YOUR GOAL: Word for word, give the material below again, minus any images.
========
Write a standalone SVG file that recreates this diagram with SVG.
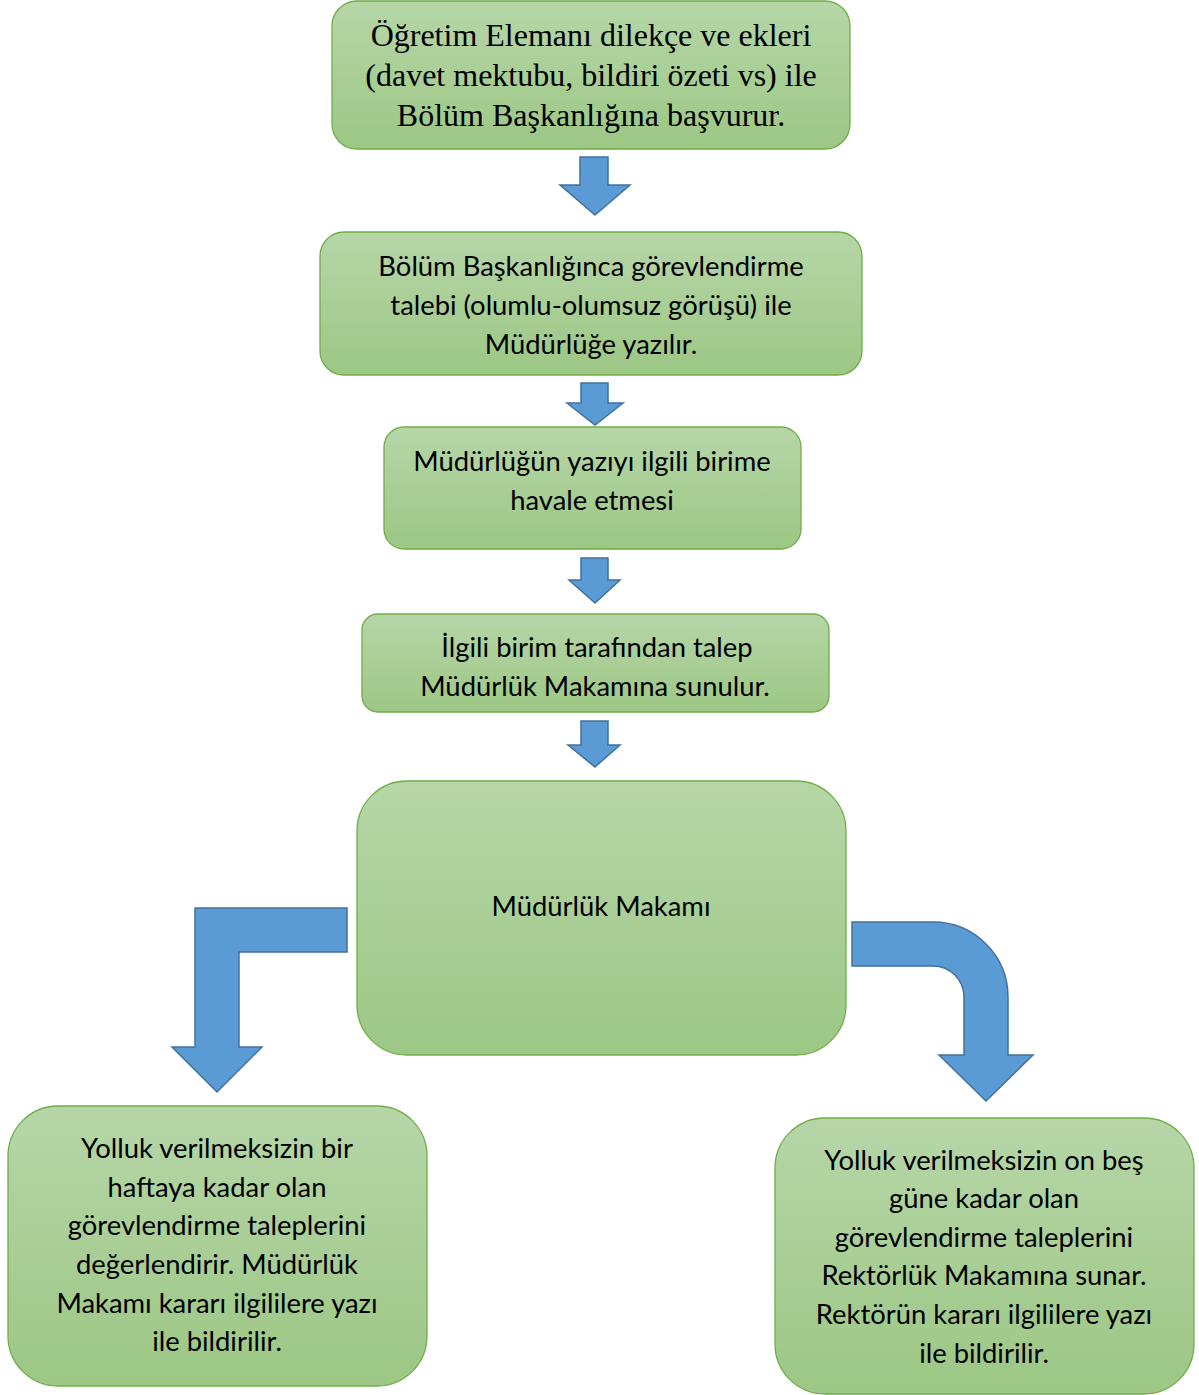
<svg xmlns="http://www.w3.org/2000/svg" width="1199" height="1395" viewBox="0 0 1199 1395">
<defs>
<linearGradient id="g" x1="0" y1="0" x2="0" y2="1">
<stop offset="0" stop-color="#b6d6a8"/>
<stop offset="1" stop-color="#9cc784"/>
</linearGradient>
<style>
.box{fill:url(#g);stroke:#70ad47;stroke-width:1.3}
.arr{fill:#5b9bd5;stroke:#41719c;stroke-width:1.5}
.t{font-family:Lato,"Liberation Sans",sans-serif;font-size:27.4px;fill:#000;text-anchor:middle}
.s{font-family:"Liberation Serif",serif;font-size:32px;fill:#000;text-anchor:middle}
</style>
</defs>
<rect width="1199" height="1395" fill="#fff"/>
<g id="connectors">
<path class="arr" d="M580,157 H608 V185 H630 L595,215 L560,185 H580 Z"/>
<path class="arr" d="M581,383 H608 V403 H623 L595,425 L567,403 H581 Z"/>
<path class="arr" d="M581,558 H608 V580 H620 L595,603 L569,580 H581 Z"/>
<path class="arr" d="M581,721 H608 V745 H620 L595,767 L568,745 H581 Z"/>
<path class="arr" d="M347,908 V952 H239 V1047 H262 L217,1092 L172,1047 H195 V908 Z"/>
<path class="arr" d="M852,922 H933 A75,75 0 0 1 1008,997 V1055 H1033 L986,1101 L939,1055 H964 V997 A31,31 0 0 0 933,966 H852 Z"/>
</g>
<g id="n1">
<rect class="box" x="332" y="1" width="518" height="148" rx="25"/>
<text class="s" x="591" y="46">Öğretim Elemanı dilekçe ve ekleri</text>
<text class="s" x="591" y="86">(davet mektubu, bildiri özeti vs) ile</text>
<text class="s" x="591" y="126">Bölüm Başkanlığına başvurur.</text>
</g>
<g id="n2">
<rect class="box" x="320" y="232" width="542" height="143" rx="24"/>
<text class="t" x="591" y="276">Bölüm Başkanlığınca görevlendirme</text>
<text class="t" x="591" y="315">talebi (olumlu-olumsuz görüşü) ile</text>
<text class="t" x="591" y="354">Müdürlüğe yazılır.</text>
</g>
<g id="n3">
<rect class="box" x="384" y="427" width="417" height="122" rx="20"/>
<text class="t" x="592" y="471">Müdürlüğün yazıyı ilgili birime</text>
<text class="t" x="592" y="510">havale etmesi</text>
</g>
<g id="n4">
<rect class="box" x="362" y="614" width="467" height="98" rx="16"/>
<text class="t" x="597" y="657">İlgili birim tarafından talep</text>
<text class="t" x="595" y="696">Müdürlük Makamına sunulur.</text>
</g>
<g id="n5">
<rect class="box" x="357" y="781" width="489" height="274" rx="50"/>
<text class="t" x="601" y="916">Müdürlük Makamı</text>
</g>
<g id="n6">
<rect class="box" x="8" y="1106" width="419" height="280" rx="50"/>
<text class="t" x="217" y="1158">Yolluk verilmeksizin bir</text>
<text class="t" x="217" y="1197">haftaya kadar olan</text>
<text class="t" x="217" y="1235">görevlendirme taleplerini</text>
<text class="t" x="217" y="1274">değerlendirir. Müdürlük</text>
<text class="t" x="217" y="1313">Makamı kararı ilgililere yazı</text>
<text class="t" x="217" y="1351">ile bildirilir.</text>
</g>
<g id="n7">
<rect class="box" x="775" y="1118" width="419" height="276" rx="50"/>
<text class="t" x="984" y="1170">Yolluk verilmeksizin on beş</text>
<text class="t" x="984" y="1208">güne kadar olan</text>
<text class="t" x="984" y="1247">görevlendirme taleplerini</text>
<text class="t" x="984" y="1285">Rektörlük Makamına sunar.</text>
<text class="t" x="984" y="1324">Rektörün kararı ilgililere yazı</text>
<text class="t" x="984" y="1363">ile bildirilir.</text>
</g>
</svg>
========
THE REPLY:
Write a standalone SVG file that recreates this diagram with SVG.
<svg xmlns="http://www.w3.org/2000/svg" width="1199" height="1395" viewBox="0 0 1199 1395">
<defs>
<linearGradient id="g" x1="0" y1="0" x2="0" y2="1">
<stop offset="0" stop-color="#b6d6a8"/>
<stop offset="1" stop-color="#9cc784"/>
</linearGradient>
<style>
.box{fill:url(#g);stroke:#70ad47;stroke-width:1.3}
.arr{fill:#5b9bd5;stroke:#41719c;stroke-width:1.5}
.t{font-family:Lato,"Liberation Sans",sans-serif;font-size:27.4px;fill:#000;text-anchor:middle}
.s{font-family:"Liberation Serif",serif;font-size:32px;fill:#000;text-anchor:middle}
</style>
</defs>
<rect width="1199" height="1395" fill="#fff"/>
<g id="connectors">
<path class="arr" d="M580,157 H608 V185 H630 L595,215 L560,185 H580 Z"/>
<path class="arr" d="M581,383 H608 V403 H623 L595,425 L567,403 H581 Z"/>
<path class="arr" d="M581,558 H608 V580 H620 L595,603 L569,580 H581 Z"/>
<path class="arr" d="M581,721 H608 V745 H620 L595,767 L568,745 H581 Z"/>
<path class="arr" d="M347,908 V952 H239 V1047 H262 L217,1092 L172,1047 H195 V908 Z"/>
<path class="arr" d="M852,922 H933 A75,75 0 0 1 1008,997 V1055 H1033 L986,1101 L939,1055 H964 V997 A31,31 0 0 0 933,966 H852 Z"/>
</g>
<g id="n1">
<rect class="box" x="332" y="1" width="518" height="148" rx="25"/>
<text class="s" x="591" y="46">Öğretim Elemanı dilekçe ve ekleri</text>
<text class="s" x="591" y="86">(davet mektubu, bildiri özeti vs) ile</text>
<text class="s" x="591" y="126">Bölüm Başkanlığına başvurur.</text>
</g>
<g id="n2">
<rect class="box" x="320" y="232" width="542" height="143" rx="24"/>
<text class="t" x="591" y="276">Bölüm Başkanlığınca görevlendirme</text>
<text class="t" x="591" y="315">talebi (olumlu-olumsuz görüşü) ile</text>
<text class="t" x="591" y="354">Müdürlüğe yazılır.</text>
</g>
<g id="n3">
<rect class="box" x="384" y="427" width="417" height="122" rx="20"/>
<text class="t" x="592" y="471">Müdürlüğün yazıyı ilgili birime</text>
<text class="t" x="592" y="510">havale etmesi</text>
</g>
<g id="n4">
<rect class="box" x="362" y="614" width="467" height="98" rx="16"/>
<text class="t" x="597" y="657">İlgili birim tarafından talep</text>
<text class="t" x="595" y="696">Müdürlük Makamına sunulur.</text>
</g>
<g id="n5">
<rect class="box" x="357" y="781" width="489" height="274" rx="50"/>
<text class="t" x="601" y="916">Müdürlük Makamı</text>
</g>
<g id="n6">
<rect class="box" x="8" y="1106" width="419" height="280" rx="50"/>
<text class="t" x="217" y="1158">Yolluk verilmeksizin bir</text>
<text class="t" x="217" y="1197">haftaya kadar olan</text>
<text class="t" x="217" y="1235">görevlendirme taleplerini</text>
<text class="t" x="217" y="1274">değerlendirir. Müdürlük</text>
<text class="t" x="217" y="1313">Makamı kararı ilgililere yazı</text>
<text class="t" x="217" y="1351">ile bildirilir.</text>
</g>
<g id="n7">
<rect class="box" x="775" y="1118" width="419" height="276" rx="50"/>
<text class="t" x="984" y="1170">Yolluk verilmeksizin on beş</text>
<text class="t" x="984" y="1208">güne kadar olan</text>
<text class="t" x="984" y="1247">görevlendirme taleplerini</text>
<text class="t" x="984" y="1285">Rektörlük Makamına sunar.</text>
<text class="t" x="984" y="1324">Rektörün kararı ilgililere yazı</text>
<text class="t" x="984" y="1363">ile bildirilir.</text>
</g>
</svg>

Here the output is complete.